Tuesday, January 31, 2006

PINTO PINK (1967)

Brass tacks, people. Let's get down to 'em...

Pinto Pink sucks. And the brass tacks need to be sharply nailed into the hooves of the horrid horse that inhabits the barely-conceived center of this decrepit nag of a cartoon. Somewhere along the way, after Friz Freleng handed over the directing reins to Hawley Pratt, a key factor was forgotten about The Pink Panther. This would be the fact that the Panther works best as a character when he is subtly, and mostly unknowingly, antagonizing some cad or simpleton going about their day to day routine, which just happens to coincide with their being in the vicinity of the big pink cat. Because the Panther lacks little personality outside of his calm and cool manner, he has to be used just right to elicit any recognizable identification with the audience. And while the crude antics of the horse in Pinto Pink might make you want to kick or pull a gun on the creep just like the Panther eventually does, such cranky behavior is really not what the Panther started out displaying, and certainly not the way he behaved in his best (i.e. early) films.

The Panther shorts often used the contrasting character to not only be that in personality, but also in look, with the human characters often appearing to be completely white, even in clothing, and this film is no exception. The horse is an entirely white creature (it is hard not to, and entirely pleasing to, imagine him as a future bag of glue), and he reminds me somewhat of a negative version of one of the chalk drawing creatures that Simon drew on Capt. Kangaroo, only this what a horse would look like if Simon were three, drunken, mentally weak and possessed of both tremors and broken fingers. In both hands. (I don't want the possibility of an out for the creator of this pile of its own dung.) To top off the horror, the horse is laden with a spine-splintering death chortle of a laugh, that the fiend unleashes with unwarranted regularity throughout the course of the film.
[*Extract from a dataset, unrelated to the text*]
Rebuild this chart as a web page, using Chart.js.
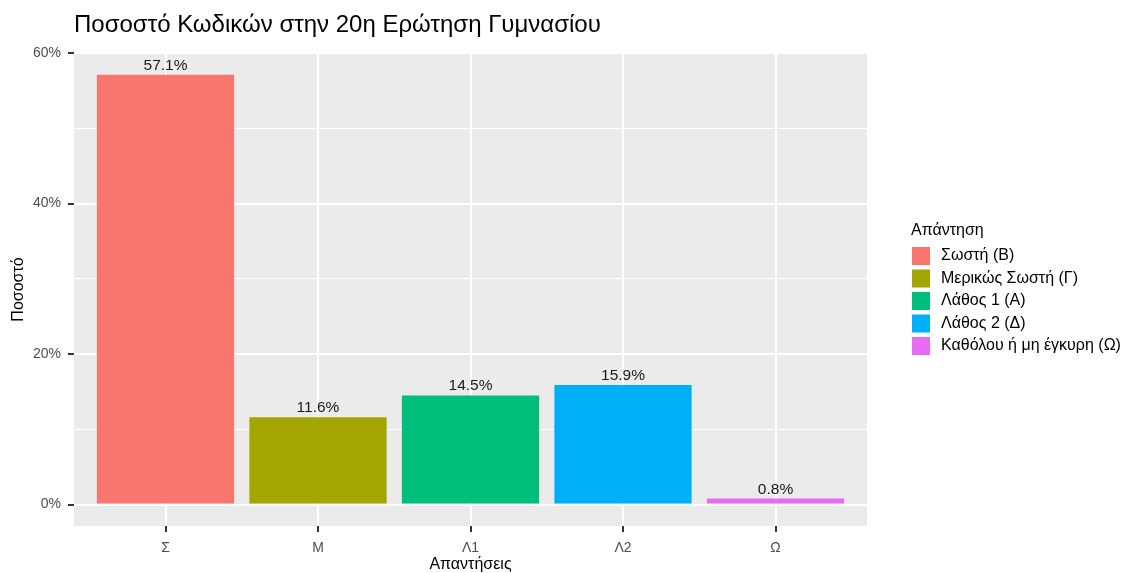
<!DOCTYPE html>
<html>
<head>
<meta charset="utf-8">
<script src="https://cdn.jsdelivr.net/npm/chart.js@4.4.1/dist/chart.umd.min.js"></script>
<style>
html,body{margin:0;padding:0;background:#ffffff;}
#wrap{width:1124px;height:573px;position:relative;}
canvas{display:block;}
</style>
</head>
<body>
<div id="wrap"><canvas id="c" width="1124" height="573"></canvas></div>
<script>
const chartTitle = 'Ποσοστό Κωδικών στην 20η Ερώτηση Γυμνασίου';
const xAxisTitle = 'Απαντήσεις';
const yAxisTitle = 'Ποσοστό';
const legendTitle = 'Απάντηση';
const categories = ['Σ', 'Μ', 'Λ1', 'Λ2', 'Ω'];
const legendLabels = ['Σωστή (Β)', 'Μερικώς Σωστή (Γ)', 'Λάθος 1 (Α)', 'Λάθος 2 (Δ)', 'Καθόλου ή μη έγκυρη (Ω)'];
const percentages = [57.1, 11.6, 14.5, 15.9, 0.8];
const barColors = ['#F8766D', '#A3A500', '#00BF7D', '#00B0F6', '#E76BF3'];
const yTickValues = [0, 10, 20, 30, 40, 50, 60];
const yMajorTicks = [0, 20, 40, 60];

const FONT = '"Liberation Sans", Arial, Helvetica, sans-serif';
Chart.defaults.font.family = FONT;

const panelPlugin = {
  id: 'panel',
  beforeDraw(chart) {
    const {ctx, chartArea: a} = chart;
    ctx.save();
    ctx.fillStyle = '#ffffff';
    ctx.fillRect(0, 0, chart.width, chart.height);
    ctx.fillStyle = '#EBEBEB';
    ctx.fillRect(a.left, a.top, a.right - a.left, a.bottom - a.top);
    ctx.restore();
  }
};

const labelPlugin = {
  id: 'barLabels',
  afterDatasetsDraw(chart) {
    const {ctx} = chart;
    const meta = chart.getDatasetMeta(0);
    ctx.save();
    ctx.font = '15.5px ' + FONT;
    ctx.fillStyle = '#1a1a1a';
    ctx.textAlign = 'center';
    ctx.textBaseline = 'alphabetic';
    meta.data.forEach((el, i) => {
      ctx.fillText(percentages[i].toFixed(1) + '%', el.x, el.y - 5);
    });
    ctx.restore();
  }
};

const extrasPlugin = {
  id: 'extras',
  afterDraw(chart) {
    const {ctx, chartArea: a} = chart;
    ctx.save();
    ctx.font = '24px ' + FONT;
    ctx.fillStyle = '#000000';
    ctx.textAlign = 'left';
    ctx.textBaseline = 'alphabetic';
    ctx.fillText(chartTitle, a.left, 31.5);
    const lx = a.right + 45;
    ctx.font = '16px ' + FONT;
    ctx.textBaseline = 'middle';
    ctx.fillText(legendTitle, lx - 1, 231);
    legendLabels.forEach((lab, i) => {
      const cy = 256 + i * 22.5;
      ctx.fillStyle = barColors[i];
      ctx.fillRect(lx, cy - 9, 18, 18);
      ctx.fillStyle = '#000000';
      ctx.fillText(lab, lx + 29, cy);
    });
    ctx.restore();
  }
};

new Chart(document.getElementById('c'), {
  type: 'bar',
  data: {
    datasets: [{
      data: percentages.map((v, i) => ({x: i, y: v})),
      backgroundColor: barColors,
      borderWidth: 0,
      barPercentage: 0.9,
      categoryPercentage: 1.0
    }]
  },
  options: {
    responsive: false,
    animation: false,
    devicePixelRatio: 1,
    layout: {padding: {left: 0, right: 257, top: 53, bottom: 0}},
    plugins: {
      legend: {display: false},
      tooltip: {enabled: false},
      title: {display: false}
    },
    scales: {
      x: {
        type: 'linear',
        offset: false,
        min: -0.6,
        max: 4.6,
        afterBuildTicks: s => { s.ticks = categories.map((_, i) => ({value: i})); },
        afterFit: s => { s.height = 47; },
        border: {display: false},
        grid: {
          offset: false,
          color: '#ffffff',
          lineWidth: 2,
          tickColor: '#333333',
          tickLength: 6,
          tickWidth: 2
        },
        ticks: {
          callback: v => categories[v],
          color: '#4D4D4D',
          font: {size: 14},
          padding: 8,
          maxRotation: 0,
          autoSkip: false
        },
        title: {
          display: true,
          text: xAxisTitle,
          color: '#000000',
          font: {size: 16, lineHeight: 1.0},
          padding: {top: 0, bottom: 0}
        }
      },
      y: {
        type: 'linear',
        min: -2.85,
        max: 60,
        afterBuildTicks: s => { s.ticks = yTickValues.map(v => ({value: v})); },
        afterFit: s => { s.width = 74; },
        border: {display: false},
        grid: {
          color: '#ffffff',
          lineWidth: c => yMajorTicks.includes(c.tick && c.tick.value) ? 2 : 1,
          tickColor: c => yMajorTicks.includes(c.tick && c.tick.value) ? '#333333' : 'rgba(0,0,0,0)',
          tickLength: 6,
          tickWidth: 2
        },
        ticks: {
          callback: v => yMajorTicks.includes(v) ? v + '%' : '',
          color: '#4D4D4D',
          font: {size: 14},
          padding: 7,
          autoSkip: false
        },
        title: {
          display: true,
          text: yAxisTitle,
          color: '#000000',
          font: {size: 16},
          padding: {top: 9, bottom: 0}
        }
      }
    }
  },
  plugins: [panelPlugin, labelPlugin, extrasPlugin]
});
</script>
</body>
</html>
This amazes me mainly because I'm still trying to figure out at what the hell the horse was laughing, because I certainly didn't see anything funny. Perhaps he is laughing at the audience for attending this tripe.

The Pink Panther is in the desert, hot and tired from hitchhiking to Anaheim (
I like to imagine that the Panther is planning to jump ship to Disney) with little luck except for the bad variety. He pulls a Claudette Colbert leg routine on a passing motorist (he apparently has red and white stockings beneath his pink skin) and ends up with his foot getting a tire tread across it. He runs across the described demonic horse on a ranch, decides that riding the "steed" to Anaheim would be luxury indeed, and the remainder of the film is a series of short blackout gags involving Pink's frustrations with trying to saddle and/or ride the monster. I would also like to point out that the Panther is actually trying to steal the horse, and as he reveals at a late point that he is in possession of a pistol, it is armed robbery that he is committing.

The problem is not just that there are hardly any funny gags in the cartoon, which is a shame because the plot is not a bad one to start; but some of the setups start a mile before any potential punchline is in sight, and SURPRISE! They only take about three steps towards that mile distant target, instead just ending the setup without a punchline, or at least with what they think is a punchline. Oh, there are some attempts at gags used previously throughout the history of cartoons, but since they were done previously and better elsewhere, there is little point to include them in this film except for... hmmm... oh, yeah!... unless of course you have a complete defecit of original ideas. That would be Pinto Pink in a nutshell. (It might even point to a broad definition of the cartoon industry by the end of the 60's.) Add to that the fact that there is no one to root for in the picture: the horse's laughter is never stopped with any sort of comeuppance, and the Panther is thoroughly a cad throughout the story. I guess by that point, Pratt just figured that the audience would automatically side with the once lovable feline (John Dunn, the story man, gets a bit of blame on this, too), and that affection would carry them through the picture regardless of story, design or gaggery. Well, if the latter days of the Warners line are any indication, with the countless underwhelming and largely unfunny variations on the Speedy-Daffy dynamic, this is not true. A bad cartoon is a bad cartoon, no matter what well-developed characters might be cast in it. Or especially if a badly-designed poorly-struck horse is at the heart of the matter.

As I headed toward Anaheim for the first time, if I had run across this same shite horse in this same situation, and I were supplied with the same weaponry that the Panther has in this film, there would have been a different ending. In fact, the cartoon would have ended two minutes into its run. One chalkboard-scratching laugh from that nag's hellish mouth, and there would have been another fast-food enterprise established in Anaheim. It would have been called Chortley's, but don't get me wrong if you are reading, PETA. We wouldn't serve horse. Even that bag of crap is far too palatable to be served here. No, we would feed bad cartoons back into the mouths of the people who created them. Hanna-Barbera would be in all the time feasting on most of their 70's TV output. A special side menu would be set up for Paramount for destroying Popeye in the late 40's onward. And...

DING! Hawley Pratt, your order of Pinto Pink is up! Thank you for dining at Chortley's!